You may have noticed I haven't been around much since November. Well, without going into details that would even cause a maggot to barf let's just say I have had some issues. With my throat. The Mayor of Whoville and I have something in common, besides the fact that we're both Republican.He boasted that he had 2 tonsillectomies. In November, I had my second tonsillectomy as an adult. The first one was about 8 years ago. I knew what was coming. I knew just how bad it was going to be. I knew better than to try to eat Spagettios. I didn't know I would be struggling three months later with voice complications. I have spent six weeks out of the last three months with no voice. I see trying to communicate with people other than verbally a complication. Some see it as a blessing. Smart @$$es.
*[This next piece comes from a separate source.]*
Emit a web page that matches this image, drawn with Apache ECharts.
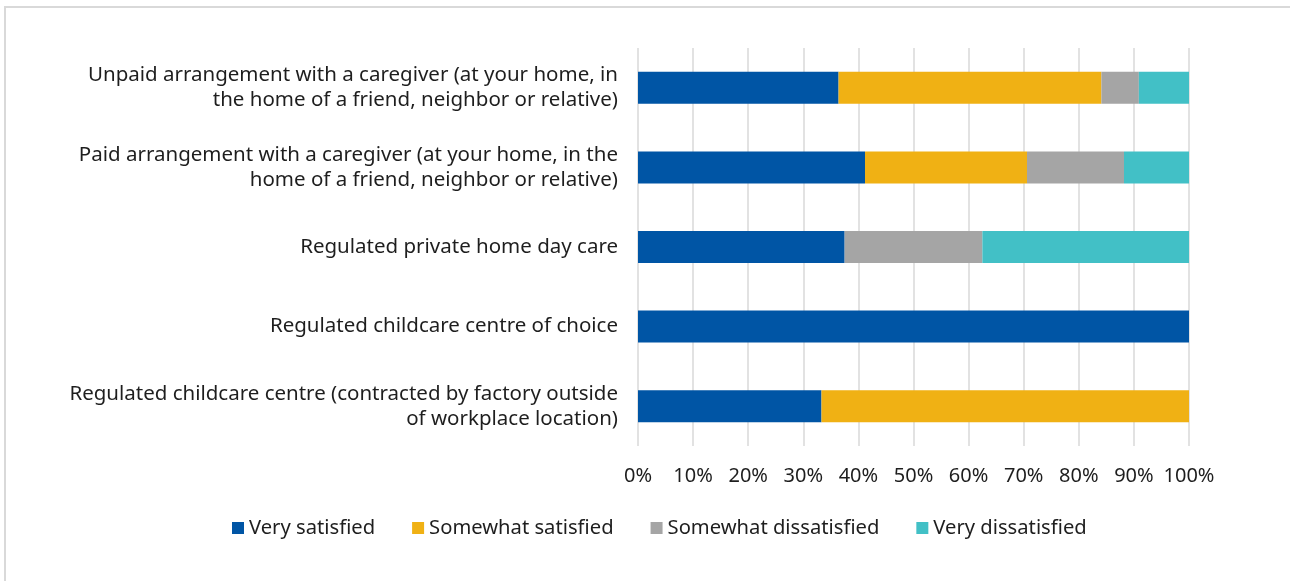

I clap my hands or whistle to get people's attention. I have to play Charades and try to get people to understand what I'm saying. I feel like an idiot. A frustrated idiot. So, I'm going to start using a dice with sayings on it so people don't have to guess what I'm saying. Since there are six sides I will only have six sayings. Of course, there are the two obvious answers, "yes" and "no". For crutial answers that need to be answered verbally, side 3 will read: "Read My Lips" also known as "I can't remember".
Side 4: "Whatever" or "Crickets Chirping" or "I did not inhale."
Side 5: "That doesn't even deserve an answer" or "Come a little closer so I can slap you."
Sides 6: "I heard you, I'm just ignoring you."
I have a lot to catch you up on, and since I'm spending much less time on the phone and giving public speeches I should have more time now.